Given material.
start
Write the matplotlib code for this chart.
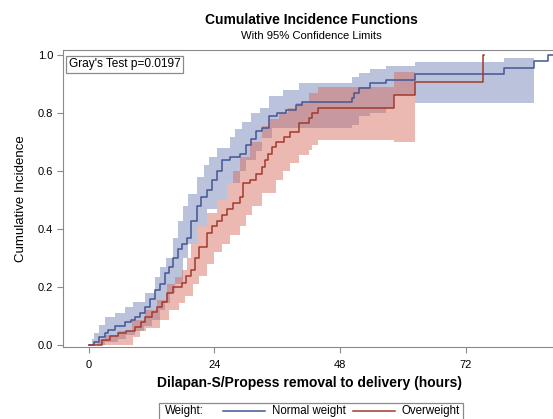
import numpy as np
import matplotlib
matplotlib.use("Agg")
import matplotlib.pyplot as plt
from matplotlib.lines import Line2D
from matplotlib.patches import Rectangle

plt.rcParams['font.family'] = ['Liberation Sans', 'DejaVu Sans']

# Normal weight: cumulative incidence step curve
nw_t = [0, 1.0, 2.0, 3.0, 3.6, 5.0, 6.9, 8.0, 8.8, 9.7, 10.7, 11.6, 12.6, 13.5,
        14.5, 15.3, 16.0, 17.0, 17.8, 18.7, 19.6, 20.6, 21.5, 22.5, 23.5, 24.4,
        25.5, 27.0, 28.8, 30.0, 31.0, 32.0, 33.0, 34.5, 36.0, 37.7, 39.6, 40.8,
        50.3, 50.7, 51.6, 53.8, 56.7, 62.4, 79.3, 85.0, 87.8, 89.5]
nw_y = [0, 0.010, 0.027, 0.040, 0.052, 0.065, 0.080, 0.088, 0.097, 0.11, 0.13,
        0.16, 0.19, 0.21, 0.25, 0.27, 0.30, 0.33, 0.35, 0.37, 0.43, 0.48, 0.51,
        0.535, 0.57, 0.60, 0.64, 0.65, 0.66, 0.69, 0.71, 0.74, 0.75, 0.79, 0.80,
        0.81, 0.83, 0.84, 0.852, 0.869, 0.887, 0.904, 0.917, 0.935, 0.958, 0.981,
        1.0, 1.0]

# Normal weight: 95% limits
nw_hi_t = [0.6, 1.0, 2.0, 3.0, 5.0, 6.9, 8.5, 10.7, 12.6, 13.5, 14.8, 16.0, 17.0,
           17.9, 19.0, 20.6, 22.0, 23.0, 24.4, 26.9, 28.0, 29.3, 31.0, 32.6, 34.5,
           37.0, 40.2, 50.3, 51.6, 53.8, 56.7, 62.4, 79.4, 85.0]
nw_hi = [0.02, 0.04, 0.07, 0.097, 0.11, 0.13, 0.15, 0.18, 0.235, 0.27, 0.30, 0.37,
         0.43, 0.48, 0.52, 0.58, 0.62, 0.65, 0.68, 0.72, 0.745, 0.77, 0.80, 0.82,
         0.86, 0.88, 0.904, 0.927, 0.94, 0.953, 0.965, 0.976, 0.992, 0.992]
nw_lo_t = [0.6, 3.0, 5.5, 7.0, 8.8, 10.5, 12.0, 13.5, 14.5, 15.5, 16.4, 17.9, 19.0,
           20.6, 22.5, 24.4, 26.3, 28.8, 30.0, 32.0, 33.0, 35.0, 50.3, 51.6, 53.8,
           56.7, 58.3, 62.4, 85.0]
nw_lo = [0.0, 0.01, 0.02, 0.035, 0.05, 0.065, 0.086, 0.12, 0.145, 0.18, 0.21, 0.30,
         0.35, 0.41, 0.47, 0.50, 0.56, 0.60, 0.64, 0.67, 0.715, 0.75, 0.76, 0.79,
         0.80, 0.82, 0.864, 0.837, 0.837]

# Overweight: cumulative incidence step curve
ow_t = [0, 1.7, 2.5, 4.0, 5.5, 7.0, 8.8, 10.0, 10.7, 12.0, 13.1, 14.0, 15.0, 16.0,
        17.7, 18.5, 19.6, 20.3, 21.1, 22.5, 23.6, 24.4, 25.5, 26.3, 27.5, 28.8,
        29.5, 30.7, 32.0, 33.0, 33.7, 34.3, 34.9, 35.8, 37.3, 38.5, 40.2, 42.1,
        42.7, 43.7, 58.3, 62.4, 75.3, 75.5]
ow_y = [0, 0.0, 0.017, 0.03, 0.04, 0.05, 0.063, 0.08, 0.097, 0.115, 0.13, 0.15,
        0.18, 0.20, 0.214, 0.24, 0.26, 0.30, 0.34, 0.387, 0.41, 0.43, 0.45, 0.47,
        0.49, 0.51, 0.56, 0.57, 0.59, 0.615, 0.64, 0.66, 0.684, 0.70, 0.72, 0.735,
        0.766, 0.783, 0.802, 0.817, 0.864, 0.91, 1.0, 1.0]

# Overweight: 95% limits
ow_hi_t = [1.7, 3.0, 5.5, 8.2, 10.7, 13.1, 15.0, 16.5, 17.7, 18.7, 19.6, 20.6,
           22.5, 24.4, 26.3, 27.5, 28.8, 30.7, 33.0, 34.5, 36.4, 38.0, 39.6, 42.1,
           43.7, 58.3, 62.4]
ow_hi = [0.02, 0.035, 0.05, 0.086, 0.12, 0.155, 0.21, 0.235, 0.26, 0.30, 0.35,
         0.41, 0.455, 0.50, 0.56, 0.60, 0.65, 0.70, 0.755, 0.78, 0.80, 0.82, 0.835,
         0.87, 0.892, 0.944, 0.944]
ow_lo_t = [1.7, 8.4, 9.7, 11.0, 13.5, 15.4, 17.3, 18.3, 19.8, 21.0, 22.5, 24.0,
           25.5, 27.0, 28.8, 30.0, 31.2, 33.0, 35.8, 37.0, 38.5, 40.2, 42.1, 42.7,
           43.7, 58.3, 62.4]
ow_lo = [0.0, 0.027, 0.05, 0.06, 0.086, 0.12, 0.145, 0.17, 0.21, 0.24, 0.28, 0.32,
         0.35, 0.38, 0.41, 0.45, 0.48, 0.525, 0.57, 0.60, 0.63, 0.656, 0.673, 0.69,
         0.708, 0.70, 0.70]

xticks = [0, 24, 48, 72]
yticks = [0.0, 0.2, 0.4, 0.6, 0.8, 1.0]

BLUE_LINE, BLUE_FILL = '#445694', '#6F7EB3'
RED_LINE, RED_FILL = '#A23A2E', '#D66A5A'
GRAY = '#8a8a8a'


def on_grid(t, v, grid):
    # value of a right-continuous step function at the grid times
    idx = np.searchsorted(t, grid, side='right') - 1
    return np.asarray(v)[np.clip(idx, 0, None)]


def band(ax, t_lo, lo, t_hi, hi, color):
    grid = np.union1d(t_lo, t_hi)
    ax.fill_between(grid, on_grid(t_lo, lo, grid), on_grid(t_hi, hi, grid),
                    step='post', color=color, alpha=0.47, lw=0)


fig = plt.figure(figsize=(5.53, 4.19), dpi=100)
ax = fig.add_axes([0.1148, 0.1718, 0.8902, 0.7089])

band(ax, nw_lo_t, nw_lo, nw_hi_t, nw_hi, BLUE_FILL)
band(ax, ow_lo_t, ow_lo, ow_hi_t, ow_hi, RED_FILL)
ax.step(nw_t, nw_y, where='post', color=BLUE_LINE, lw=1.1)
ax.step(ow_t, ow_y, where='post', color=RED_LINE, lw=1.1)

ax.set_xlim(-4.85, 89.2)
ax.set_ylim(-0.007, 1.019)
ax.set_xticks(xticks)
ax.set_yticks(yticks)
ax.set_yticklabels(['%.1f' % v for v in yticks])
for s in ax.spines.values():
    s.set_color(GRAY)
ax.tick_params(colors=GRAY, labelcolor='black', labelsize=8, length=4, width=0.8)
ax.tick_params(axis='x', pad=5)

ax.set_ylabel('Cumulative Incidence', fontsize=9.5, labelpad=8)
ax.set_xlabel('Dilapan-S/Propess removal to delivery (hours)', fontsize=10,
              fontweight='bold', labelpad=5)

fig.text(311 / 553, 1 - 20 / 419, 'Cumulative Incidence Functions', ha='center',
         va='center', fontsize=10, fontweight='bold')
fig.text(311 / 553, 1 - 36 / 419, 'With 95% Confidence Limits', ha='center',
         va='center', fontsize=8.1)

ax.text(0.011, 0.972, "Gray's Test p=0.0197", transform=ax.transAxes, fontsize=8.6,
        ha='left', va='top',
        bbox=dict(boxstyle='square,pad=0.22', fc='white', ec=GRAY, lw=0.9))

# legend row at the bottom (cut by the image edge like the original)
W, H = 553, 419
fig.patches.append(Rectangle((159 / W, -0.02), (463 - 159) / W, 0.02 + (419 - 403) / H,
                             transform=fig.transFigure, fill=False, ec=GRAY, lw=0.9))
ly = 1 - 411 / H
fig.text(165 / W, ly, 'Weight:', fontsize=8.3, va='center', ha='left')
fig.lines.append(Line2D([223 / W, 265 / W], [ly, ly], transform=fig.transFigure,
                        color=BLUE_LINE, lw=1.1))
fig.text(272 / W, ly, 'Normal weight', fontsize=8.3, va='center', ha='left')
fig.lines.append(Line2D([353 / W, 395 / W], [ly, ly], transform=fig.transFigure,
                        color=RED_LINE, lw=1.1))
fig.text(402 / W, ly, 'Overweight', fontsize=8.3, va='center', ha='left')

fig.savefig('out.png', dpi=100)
end
All lines above containing the string "matplotlib" are to be collected.

Write the matplotlib code for this chart.
import matplotlib
matplotlib.use("Agg")
import matplotlib.pyplot as plt
from matplotlib.lines import Line2D
from matplotlib.patches import Rectangle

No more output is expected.